Provided data:

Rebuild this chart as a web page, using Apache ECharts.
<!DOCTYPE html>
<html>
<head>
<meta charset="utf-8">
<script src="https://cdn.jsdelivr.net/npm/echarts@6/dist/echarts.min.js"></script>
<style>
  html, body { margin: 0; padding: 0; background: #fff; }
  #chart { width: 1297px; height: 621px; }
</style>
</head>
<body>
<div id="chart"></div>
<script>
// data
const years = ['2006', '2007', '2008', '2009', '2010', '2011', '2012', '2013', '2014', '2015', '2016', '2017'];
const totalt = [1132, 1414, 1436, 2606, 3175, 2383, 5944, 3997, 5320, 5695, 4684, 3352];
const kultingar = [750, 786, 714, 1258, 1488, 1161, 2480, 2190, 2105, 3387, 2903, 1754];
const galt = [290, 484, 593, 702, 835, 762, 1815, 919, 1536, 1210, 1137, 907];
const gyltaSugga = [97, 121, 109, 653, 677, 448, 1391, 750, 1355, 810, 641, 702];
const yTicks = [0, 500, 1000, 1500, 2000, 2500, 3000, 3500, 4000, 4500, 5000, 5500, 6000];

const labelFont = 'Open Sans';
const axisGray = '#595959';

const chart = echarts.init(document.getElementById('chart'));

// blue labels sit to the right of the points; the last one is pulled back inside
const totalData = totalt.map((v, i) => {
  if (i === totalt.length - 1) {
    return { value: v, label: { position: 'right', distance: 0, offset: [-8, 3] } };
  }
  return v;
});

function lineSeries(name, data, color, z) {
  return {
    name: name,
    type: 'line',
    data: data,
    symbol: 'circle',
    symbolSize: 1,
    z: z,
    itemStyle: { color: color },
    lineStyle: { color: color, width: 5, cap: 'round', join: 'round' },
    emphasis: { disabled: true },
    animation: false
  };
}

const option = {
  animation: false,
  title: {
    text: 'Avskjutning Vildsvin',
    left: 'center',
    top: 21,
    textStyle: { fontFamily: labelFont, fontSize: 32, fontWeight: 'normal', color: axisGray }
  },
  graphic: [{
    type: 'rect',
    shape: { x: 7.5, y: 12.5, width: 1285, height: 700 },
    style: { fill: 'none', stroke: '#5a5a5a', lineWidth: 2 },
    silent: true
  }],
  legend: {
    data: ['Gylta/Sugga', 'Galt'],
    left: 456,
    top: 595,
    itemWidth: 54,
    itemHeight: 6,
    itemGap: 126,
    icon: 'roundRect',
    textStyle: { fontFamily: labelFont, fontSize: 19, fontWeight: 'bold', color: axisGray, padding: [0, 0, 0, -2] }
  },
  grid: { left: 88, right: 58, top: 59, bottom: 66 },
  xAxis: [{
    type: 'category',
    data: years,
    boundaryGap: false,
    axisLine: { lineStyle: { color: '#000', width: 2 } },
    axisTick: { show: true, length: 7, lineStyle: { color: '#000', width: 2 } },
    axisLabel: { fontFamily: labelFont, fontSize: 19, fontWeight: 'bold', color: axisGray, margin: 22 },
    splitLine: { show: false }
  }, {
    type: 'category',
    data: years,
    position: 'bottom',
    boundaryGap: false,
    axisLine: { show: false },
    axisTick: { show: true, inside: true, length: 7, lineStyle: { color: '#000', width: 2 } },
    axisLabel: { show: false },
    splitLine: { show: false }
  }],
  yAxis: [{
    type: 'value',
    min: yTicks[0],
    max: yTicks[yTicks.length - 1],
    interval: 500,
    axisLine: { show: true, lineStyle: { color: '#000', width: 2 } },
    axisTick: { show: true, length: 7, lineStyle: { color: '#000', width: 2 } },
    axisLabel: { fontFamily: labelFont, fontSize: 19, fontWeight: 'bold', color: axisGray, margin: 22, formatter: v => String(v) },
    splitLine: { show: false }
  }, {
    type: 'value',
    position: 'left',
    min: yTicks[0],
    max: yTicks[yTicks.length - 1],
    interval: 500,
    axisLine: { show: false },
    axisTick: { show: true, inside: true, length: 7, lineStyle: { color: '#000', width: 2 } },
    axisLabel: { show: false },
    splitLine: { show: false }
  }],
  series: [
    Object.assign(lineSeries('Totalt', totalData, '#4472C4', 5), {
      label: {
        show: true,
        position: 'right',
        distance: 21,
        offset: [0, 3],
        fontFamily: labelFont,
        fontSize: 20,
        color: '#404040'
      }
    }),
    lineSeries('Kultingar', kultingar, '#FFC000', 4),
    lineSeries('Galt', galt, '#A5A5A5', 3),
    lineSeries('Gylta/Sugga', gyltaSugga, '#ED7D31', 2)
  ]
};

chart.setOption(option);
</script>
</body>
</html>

Stated exercise: From the first line to the last, retype the data exactly.

Result of the exercise:
Rebuild this chart as a web page, using Apache ECharts.
<!DOCTYPE html>
<html>
<head>
<meta charset="utf-8">
<script src="https://cdn.jsdelivr.net/npm/echarts@6/dist/echarts.min.js"></script>
<style>
  html, body { margin: 0; padding: 0; background: #fff; }
  #chart { width: 1297px; height: 621px; }
</style>
</head>
<body>
<div id="chart"></div>
<script>
// data
const years = ['2006', '2007', '2008', '2009', '2010', '2011', '2012', '2013', '2014', '2015', '2016', '2017'];
const totalt = [1132, 1414, 1436, 2606, 3175, 2383, 5944, 3997, 5320, 5695, 4684, 3352];
const kultingar = [750, 786, 714, 1258, 1488, 1161, 2480, 2190, 2105, 3387, 2903, 1754];
const galt = [290, 484, 593, 702, 835, 762, 1815, 919, 1536, 1210, 1137, 907];
const gyltaSugga = [97, 121, 109, 653, 677, 448, 1391, 750, 1355, 810, 641, 702];
const yTicks = [0, 500, 1000, 1500, 2000, 2500, 3000, 3500, 4000, 4500, 5000, 5500, 6000];

const labelFont = 'Open Sans';
const axisGray = '#595959';

const chart = echarts.init(document.getElementById('chart'));

// blue labels sit to the right of the points; the last one is pulled back inside
const totalData = totalt.map((v, i) => {
  if (i === totalt.length - 1) {
    return { value: v, label: { position: 'right', distance: 0, offset: [-8, 3] } };
  }
  return v;
});

function lineSeries(name, data, color, z) {
  return {
    name: name,
    type: 'line',
    data: data,
    symbol: 'circle',
    symbolSize: 1,
    z: z,
    itemStyle: { color: color },
    lineStyle: { color: color, width: 5, cap: 'round', join: 'round' },
    emphasis: { disabled: true },
    animation: false
  };
}

const option = {
  animation: false,
  title: {
    text: 'Avskjutning Vildsvin',
    left: 'center',
    top: 21,
    textStyle: { fontFamily: labelFont, fontSize: 32, fontWeight: 'normal', color: axisGray }
  },
  graphic: [{
    type: 'rect',
    shape: { x: 7.5, y: 12.5, width: 1285, height: 700 },
    style: { fill: 'none', stroke: '#5a5a5a', lineWidth: 2 },
    silent: true
  }],
  legend: {
    data: ['Gylta/Sugga', 'Galt'],
    left: 456,
    top: 595,
    itemWidth: 54,
    itemHeight: 6,
    itemGap: 126,
    icon: 'roundRect',
    textStyle: { fontFamily: labelFont, fontSize: 19, fontWeight: 'bold', color: axisGray, padding: [0, 0, 0, -2] }
  },
  grid: { left: 88, right: 58, top: 59, bottom: 66 },
  xAxis: [{
    type: 'category',
    data: years,
    boundaryGap: false,
    axisLine: { lineStyle: { color: '#000', width: 2 } },
    axisTick: { show: true, length: 7, lineStyle: { color: '#000', width: 2 } },
    axisLabel: { fontFamily: labelFont, fontSize: 19, fontWeight: 'bold', color: axisGray, margin: 22 },
    splitLine: { show: false }
  }, {
    type: 'category',
    data: years,
    position: 'bottom',
    boundaryGap: false,
    axisLine: { show: false },
    axisTick: { show: true, inside: true, length: 7, lineStyle: { color: '#000', width: 2 } },
    axisLabel: { show: false },
    splitLine: { show: false }
  }],
  yAxis: [{
    type: 'value',
    min: yTicks[0],
    max: yTicks[yTicks.length - 1],
    interval: 500,
    axisLine: { show: true, lineStyle: { color: '#000', width: 2 } },
    axisTick: { show: true, length: 7, lineStyle: { color: '#000', width: 2 } },
    axisLabel: { fontFamily: labelFont, fontSize: 19, fontWeight: 'bold', color: axisGray, margin: 22, formatter: v => String(v) },
    splitLine: { show: false }
  }, {
    type: 'value',
    position: 'left',
    min: yTicks[0],
    max: yTicks[yTicks.length - 1],
    interval: 500,
    axisLine: { show: false },
    axisTick: { show: true, inside: true, length: 7, lineStyle: { color: '#000', width: 2 } },
    axisLabel: { show: false },
    splitLine: { show: false }
  }],
  series: [
    Object.assign(lineSeries('Totalt', totalData, '#4472C4', 5), {
      label: {
        show: true,
        position: 'right',
        distance: 21,
        offset: [0, 3],
        fontFamily: labelFont,
        fontSize: 20,
        color: '#404040'
      }
    }),
    lineSeries('Kultingar', kultingar, '#FFC000', 4),
    lineSeries('Galt', galt, '#A5A5A5', 3),
    lineSeries('Gylta/Sugga', gyltaSugga, '#ED7D31', 2)
  ]
};

chart.setOption(option);
</script>
</body>
</html>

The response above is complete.